A green bottle of Korça beer marked 1928 and a poured glass on a sunny garden terrace
Birra Korça, brewing in the town of Korçë since 1928 - the "prej 1928" on the label marks the country's oldest brewery. The everyday Albanian beer. Photo: Sharon Hahn Darlin / Wikimedia Commons, CC BY 2.0, https://commons.wikimedia.org/wiki/File:Elbasan,_Albania_-_Local_beer_Birra_Kor%C3%A7a.jpg

One more thing you cannot avoid: coffee. Albania has one of the highest densities of cafés in the world, and the espresso is taken seriously - the pavement coffee, nursed slowly, is closer to a national pastime than a caffeine hit.

How and where to eat it

A few practical notes to get the good stuff:

  • Look for the taverna, not the terrace. As on the coast everywhere, the family-run places a street or two back from the seafront or the main square cook better and charge less than the tourist-facing terraces.
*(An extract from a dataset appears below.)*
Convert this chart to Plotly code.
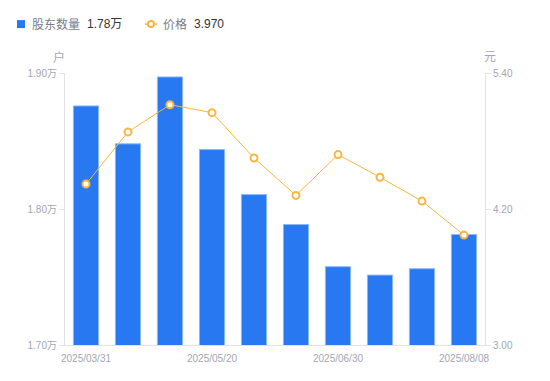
import plotly.graph_objects as go

dates = ["2025/03/31", "2025/04/10", "2025/04/30", "2025/05/20", "2025/05/30",
         "2025/06/10", "2025/06/30", "2025/07/10", "2025/07/31", "2025/08/08"]
holders = [18758, 18479, 18971, 18437, 18106, 17886, 17576, 17514, 17561, 17813]
prices = [4.42, 4.88, 5.12, 5.05, 4.65, 4.32, 4.68, 4.48, 4.27, 3.97]
shown_dates = ["2025/03/31", "2025/05/20", "2025/06/30", "2025/08/08"]
left_ticks = [17000, 18000, 19000]
left_tick_text = ["1.70万", "1.80万", "1.90万"]
right_ticks = [3.0, 4.2, 5.4]
right_tick_text = ["3.00", "4.20", "5.40"]

FONT = "Liberation Sans, Noto Sans CJK SC, sans-serif"
BLUE = "#2878F2"
ORANGE = "#F7B542"
TICK = "#A3A6B4"
AXIS = "#E3E3E6"

fig = go.Figure()
fig.add_trace(go.Bar(
    x=dates, y=holders, yaxis="y", width=0.6,
    marker=dict(color=BLUE, line=dict(color="#8DB8F8", width=1)),
    showlegend=False,
))
fig.add_trace(go.Scatter(
    x=dates, y=prices, yaxis="y2", mode="lines+markers",
    line=dict(color=ORANGE, width=1),
    marker=dict(color="white", size=7, line=dict(color=ORANGE, width=2)),
    showlegend=False,
))

# the page body has an 8px margin; compensate so the plot sits where the reference has it
OFF = 8
W, H = 550 - OFF, 381 - OFF
L, R, T, B = 65 - OFF, 550 - 485, 73 - OFF, 381 - 345.5
pw, ph = W - L - R, H - T - B

def px(x):
    return (x - OFF - L) / pw

def py(y):
    return (H - B - (y - OFF)) / ph

shapes = [
    dict(type="rect", xref="paper", yref="paper",
         x0=px(17), x1=px(25), y0=py(28), y1=py(20),
         fillcolor=BLUE, line=dict(width=0)),
    dict(type="line", xref="paper", yref="paper",
         x0=px(145), x1=px(157), y0=py(24), y1=py(24),
         line=dict(color=ORANGE, width=1.5)),
    dict(type="circle", xref="paper", yref="paper",
         x0=px(148), x1=px(154), y0=py(27), y1=py(21),
         fillcolor="white", line=dict(color=ORANGE, width=2)),
]

annotations = [
    dict(text="股东数量", x=px(30), y=py(24), xref="paper", yref="paper",
         xanchor="left", yanchor="middle", showarrow=False,
         font=dict(size=12, color="#7A7D89", family=FONT)),
    dict(text="1.78万", x=px(85), y=py(24), xref="paper", yref="paper",
         xanchor="left", yanchor="middle", showarrow=False,
         font=dict(size=12, color="#333333", family=FONT)),
    dict(text="价格", x=px(161), y=py(24), xref="paper", yref="paper",
         xanchor="left", yanchor="middle", showarrow=False,
         font=dict(size=12, color="#7A7D89", family=FONT)),
    dict(text="3.970", x=px(192), y=py(24), xref="paper", yref="paper",
         xanchor="left", yanchor="middle", showarrow=False,
         font=dict(size=12, color="#333333", family=FONT)),
    dict(text="户", x=px(59), y=py(57), xref="paper", yref="paper",
         xanchor="center", yanchor="middle", showarrow=False,
         font=dict(size=12, color=TICK, family=FONT)),
    dict(text="元", x=px(490), y=py(57), xref="paper", yref="paper",
         xanchor="center", yanchor="middle", showarrow=False,
         font=dict(size=12, color=TICK, family=FONT)),
]

fig.update_layout(
    template="none",
    width=W, height=H,
    margin=dict(l=L, r=R, t=T, b=B, pad=0),
    paper_bgcolor="white", plot_bgcolor="white",
    font=dict(family=FONT, size=10, color=TICK),
    xaxis=dict(
        type="category", range=[-0.5, len(dates) - 0.5],
        tickmode="array", tickvals=shown_dates, ticktext=shown_dates,
        showline=True, linecolor=AXIS, linewidth=1, showgrid=False, ticks="",
        ticklabelstandoff=4,
        tickfont=dict(size=10, color=TICK), zeroline=False, automargin=False,
    ),
    yaxis=dict(
        range=[17000, 19000], tickmode="array", tickvals=left_ticks, ticktext=left_tick_text,
        showline=True, linecolor=AXIS, linewidth=1, showgrid=False,
        ticks="outside", ticklen=5, tickcolor=AXIS, tickfont=dict(size=10, color=TICK),
        zeroline=False, automargin=False,
    ),
    yaxis2=dict(
        range=[3.0, 5.4], overlaying="y", side="right", tickmode="array",
        tickvals=right_ticks, ticktext=right_tick_text,
        showline=True, linecolor=AXIS, linewidth=1, showgrid=False,
        ticks="outside", ticklen=5, tickcolor=AXIS, tickfont=dict(size=10, color=TICK),
        zeroline=False, automargin=False,
    ),
    shapes=shapes,
    annotations=annotations,
)

fig.write_html("out.html")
Inland guesthouses often serve the best home cooking of a trip.
  • Currency and cash. Albania uses the lek (ALL); euros are sometimes taken near ports and at hotels, but you will usually get better value in lek. Carry cash for byrektore, market stalls and small tavernas, even where cards work.
  • Seafood is priced by weight. On the coast, fresh fish is sold by the kilo and often brought to the table for you to choose - agree the size and the price before it is cooked so the bill holds no surprises. Prices are gentle by Western-European standards, though prime seafront tables charge for the view.
  • Eat where the region is strong. Order seafood on the Ionian coast, slow-baked lamb and tavë kosi inland, and byrek anywhere. For a short list of vetted places to start with, browse our where to eat in Albania directory.

You will not find Albanian food dressed up or exported the way its neighbours’ cuisines are - it is still mostly home cooking, eaten in family tavernas and washed down with someone’s own raki. That is exactly the appeal. Come hungry, say yes to the welcome plate, and you will eat very well for very little.